Si el retorno plantea innumerables problemas a las familias numerosas, es fuente, en cambio, de satisfacciones para el solitario, en el caso, naturalmente, de que haya sobrevivido a alguna de las más frecuentes calamidades: la entrada de ladrones, las goteras causadas por los vecinos de arriba y esa carta que llegó, precisamente, el día de nuestra marcha y que hubiera dado otro rumbo a nuestras expectativas cenitales. Comprobamos, con temerosa cautela, que todo marcha bien, dentro de lo que, cabe. El melocotón que dejamos fuera del frigidaire, en lugar de ser -como temimos, cada vez que se presentaba en el recuerdo- una factoría de gusanos, se ha convertido en una pelota arrugada, seca y estéril. Verificamos que la televisión funciona, lo que serena el ánimo ante las futuras jornadas, y se confirma lo que maliciábamos al poco rato de partir: el contestador telefónico no estaba conectado, extremo que produce, primero, cierto enfado con nosotros mismos y, luego, la serena placidez de que la ausencia de noticias es la mejor de todas.

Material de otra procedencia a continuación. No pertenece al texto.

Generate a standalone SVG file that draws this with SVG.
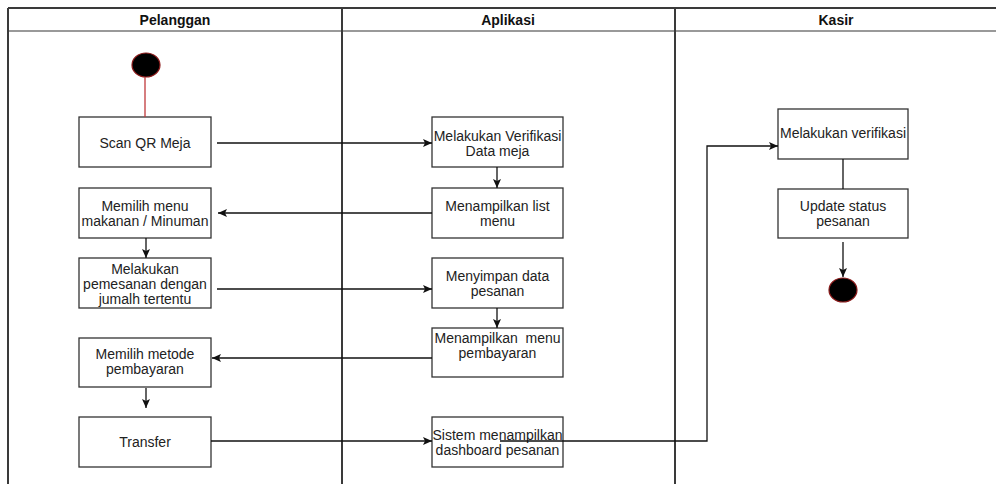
<svg xmlns="http://www.w3.org/2000/svg" width="996" height="484" viewBox="0 0 996 484">
<style>
.lane{stroke:#3a3a3a;stroke-width:2;fill:none}
.hdr{font-family:"Liberation Sans",Arial,sans-serif;font-size:14px;font-weight:bold;fill:#111;text-anchor:middle}
.box{fill:#fff;stroke:#333;stroke-width:1.3}
.t{font-family:"Liberation Sans",Arial,sans-serif;font-size:14px;fill:#222;text-anchor:middle}
.c{stroke:#111;stroke-width:1.3;fill:none}
.dot{fill:#000;stroke:#8b1a1a;stroke-width:1.2}
</style>
<defs>
<marker id="ah" markerWidth="10" markerHeight="8" refX="9" refY="4" orient="auto" markerUnits="userSpaceOnUse">
<path d="M0,0 L9,4 L0,8 L2,4 Z" fill="#111"/>
</marker>
</defs>
<rect width="996" height="484" fill="#fff"/>
<g id="lanes">
<line class="lane" x1="8" y1="8" x2="996" y2="8"/>
<line x1="8" y1="31" x2="996" y2="31" stroke="#777" stroke-width="1.5"/>
<line class="lane" x1="8" y1="8" x2="8" y2="484"/>
<line class="lane" x1="342" y1="8" x2="342" y2="484"/>
<line class="lane" x1="675" y1="8" x2="675" y2="484"/>
<text class="hdr" x="175" y="25">Pelanggan</text>
<text class="hdr" x="508" y="25">Aplikasi</text>
<text class="hdr" x="836" y="25">Kasir</text>
</g>
<g id="start"><ellipse class="dot" cx="146" cy="65" rx="14" ry="12"/></g>
<g id="scan"><rect class="box" x="79" y="117" width="132" height="50"/><text class="t" x="145" y="148">Scan QR Meja</text></g>
<g id="verif-meja"><rect class="box" x="432" y="117" width="131" height="50"/><text class="t" x="497.5" y="141">Melakukan Verifikasi</text><text class="t" x="497.5" y="156">Data meja</text></g>
<g id="list-menu"><rect class="box" x="432" y="188" width="131" height="50"/><text class="t" x="497.5" y="211">Menampilkan list</text><text class="t" x="497.5" y="226">menu</text></g>
<g id="pilih-menu"><rect class="box" x="79" y="188" width="132" height="50"/><text class="t" x="145" y="211">Memilih menu</text><text class="t" x="145" y="226">makanan / Minuman</text></g>
<g id="pesan"><rect class="box" x="79" y="258" width="132" height="50"/><text class="t" x="145" y="274">Melakukan</text><text class="t" x="145" y="289">pemesanan dengan</text><text class="t" x="145" y="304">jumalh tertentu</text></g>
<g id="simpan"><rect class="box" x="432" y="258" width="131" height="50"/><text class="t" x="497.5" y="281">Menyimpan data</text><text class="t" x="497.5" y="296">pesanan</text></g>
<g id="menu-bayar"><rect class="box" x="432" y="328" width="131" height="49"/><text class="t" x="497.5" y="343" xml:space="preserve">Menampilkan  menu</text><text class="t" x="497.5" y="358">pembayaran</text></g>
<g id="metode"><rect class="box" x="79" y="338" width="132" height="49"/><text class="t" x="145" y="359">Memilih metode</text><text class="t" x="145" y="374">pembayaran</text></g>
<g id="transfer"><rect class="box" x="79" y="417" width="132" height="50"/><text class="t" x="145" y="447">Transfer</text></g>
<g id="dashboard"><rect class="box" x="432" y="417" width="131" height="50"/><text class="t" x="497.5" y="440">Sistem menampilkan</text><text class="t" x="497.5" y="455">dashboard pesanan</text></g>
<g id="verif-kasir"><rect class="box" x="778" y="109" width="130" height="50"/><text class="t" x="843" y="138">Melakukan verifikasi</text></g>
<g id="update"><rect class="box" x="778" y="189" width="130" height="49"/><text class="t" x="843" y="211">Update status</text><text class="t" x="843" y="226">pesanan</text></g>
<g id="end"><ellipse class="dot" cx="843" cy="290" rx="14" ry="12"/></g>
<g id="connectors">
<line x1="145" y1="77" x2="145" y2="117" stroke="#c0393b" stroke-width="1.3"/>
<line class="c" x1="217" y1="143" x2="432" y2="143" marker-end="url(#ah)"/>
<line class="c" x1="497" y1="167" x2="497" y2="188" marker-end="url(#ah)"/>
<line class="c" x1="432" y1="213" x2="218" y2="213" marker-end="url(#ah)"/>
<line class="c" x1="146" y1="238" x2="146" y2="258" marker-end="url(#ah)"/>
<line class="c" x1="217" y1="289" x2="432" y2="289" marker-end="url(#ah)"/>
<line class="c" x1="497" y1="308" x2="497" y2="328" marker-end="url(#ah)"/>
<line class="c" x1="432" y1="358" x2="212" y2="358" marker-end="url(#ah)"/>
<line class="c" x1="146" y1="388" x2="146" y2="408" marker-end="url(#ah)"/>
<line class="c" x1="211" y1="441" x2="432" y2="441" marker-end="url(#ah)"/>
<line class="c" x1="843" y1="159" x2="843" y2="189"/>
<line class="c" x1="843" y1="242" x2="843" y2="277" marker-end="url(#ah)"/>
<polyline class="c" points="500,441 707,441 707,146 778,146" marker-end="url(#ah)"/>
</g>
</svg>
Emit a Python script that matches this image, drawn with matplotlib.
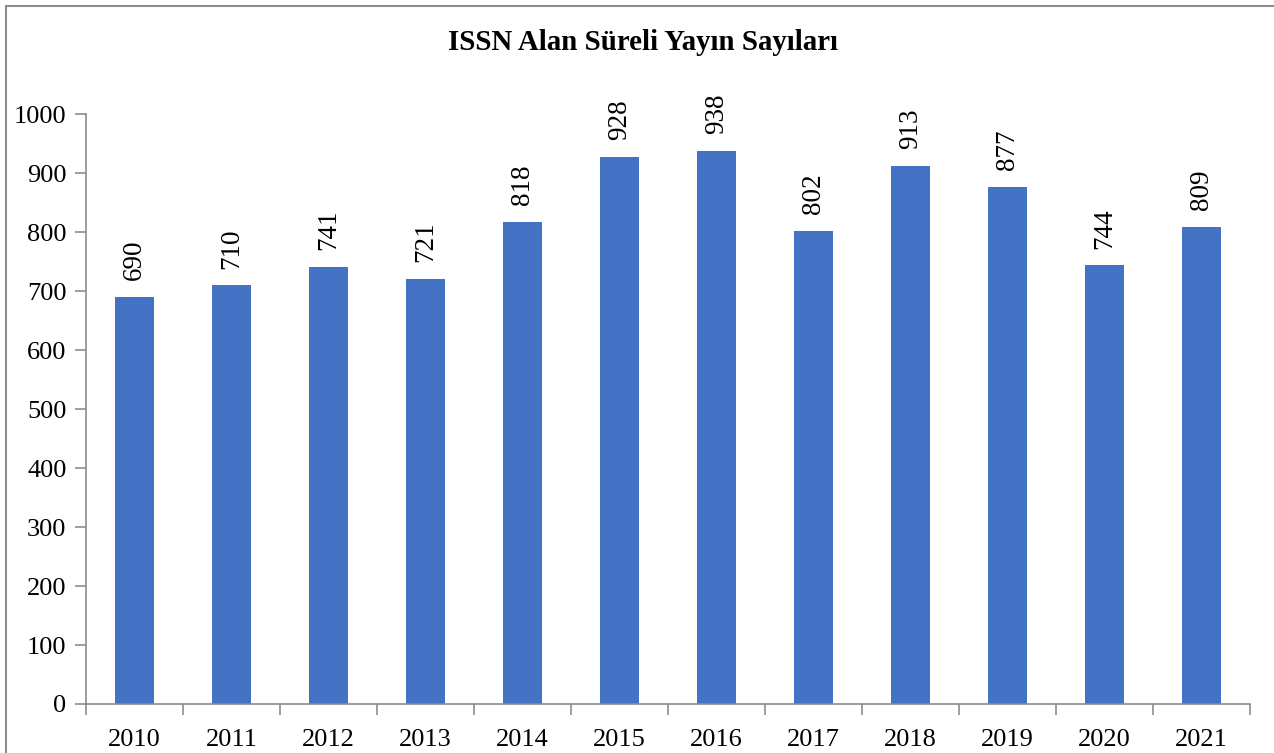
import numpy as np
import matplotlib.pyplot as plt
from matplotlib.patches import Rectangle

# Veriler
yillar = ['2010', '2011', '2012', '2013', '2014', '2015',
          '2016', '2017', '2018', '2019', '2020', '2021']
sayilar = [690, 710, 741, 721, 818, 928, 938, 802, 913, 877, 744, 809]
y_ticks = [0, 100, 200, 300, 400, 500, 600, 700, 800, 900, 1000]

plt.rcParams['font.family'] = ['Liberation Serif', 'DejaVu Serif']

fig = plt.figure(figsize=(12.74, 7.53), dpi=100)
ax = fig.add_axes([0.0675, 0.0651, 0.9137, 0.783])

x = np.arange(len(yillar))
bars = ax.bar(x, sayilar, width=0.4, color='#4472C4')

for xi, v in zip(x, sayilar):
    ax.annotate(str(v), (xi, v), xytext=(0, 12), textcoords='offset points',
                rotation=90, ha='center', va='bottom', fontsize=19.5)

ax.set_xlim(-0.5, len(yillar) - 0.5)
ax.set_ylim(0, 1000)
ax.set_yticks(y_ticks)
ax.set_yticklabels([str(t) for t in y_ticks], fontsize=19)
ax.set_xticks(x)
ax.set_xticklabels(yillar, fontsize=19)
ax.set_xticks(np.arange(-0.5, len(yillar)), minor=True)
ax.tick_params(axis='x', which='major', length=0, pad=18)
ax.tick_params(axis='x', which='minor', length=8, color='#8c8c8c', width=1.2)
ax.tick_params(axis='y', length=8, color='#8c8c8c', width=1.2, pad=6)

for s in ['top', 'right']:
    ax.spines[s].set_visible(False)
for s in ['left', 'bottom']:
    ax.spines[s].set_color('#8c8c8c')
    ax.spines[s].set_linewidth(1.2)

fig.text(0.505, 0.943, 'ISSN Alan Süreli Yayın Sayıları', ha='center', va='center',
         fontsize=20.8, fontweight='bold')

# Çerçeve
fig.patches.append(Rectangle((6 / 1274, -0.02), 1.1, 1 - 6 / 753 + 0.02,
                             transform=fig.transFigure, fill=False,
                             edgecolor='#8c8c8c', linewidth=1.5))

fig.savefig('out.png', dpi=100)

¡Nuestra casa! Esos primeros momentos, que se renuevan cada año, revalorizan el humano sentimiento de la propiedad, que ningún otro ser experimenta, porque no podemos homologar tal sensación con la del perro al comprobar que el hueso enterrado continúa en el mismo sitio. Incluso en nuestro caso -que no parece el más común-, de vivir como inquilino, soportando cómo el casero incrementa la renta, de forma creciente y sistemática, en complicidad con el Ministerio de Hacienda, el Ayuntamiento y la Comunidad Autónoma. En el buzón de la entrada recogemos la nunca desfalleciente oferta de pizza a domicilio y la noticia de que la tienda de al lado, que fue mercería, después de ropa infantil, con escasa fortuna; más tarde, taller de fotocopias, justo enfrente de otro, que le sobrevive, ahora se anuncia como salón de belleza, depilaciones, masajes y rayos UVA. El portero también ha vuelto, bronceado y ceñudo, como si las vacaciones le hubieran sabido a poco. Estamos en casa y nos dejamos caer, negligentemente, en el sofá, con un suspiro de alivio.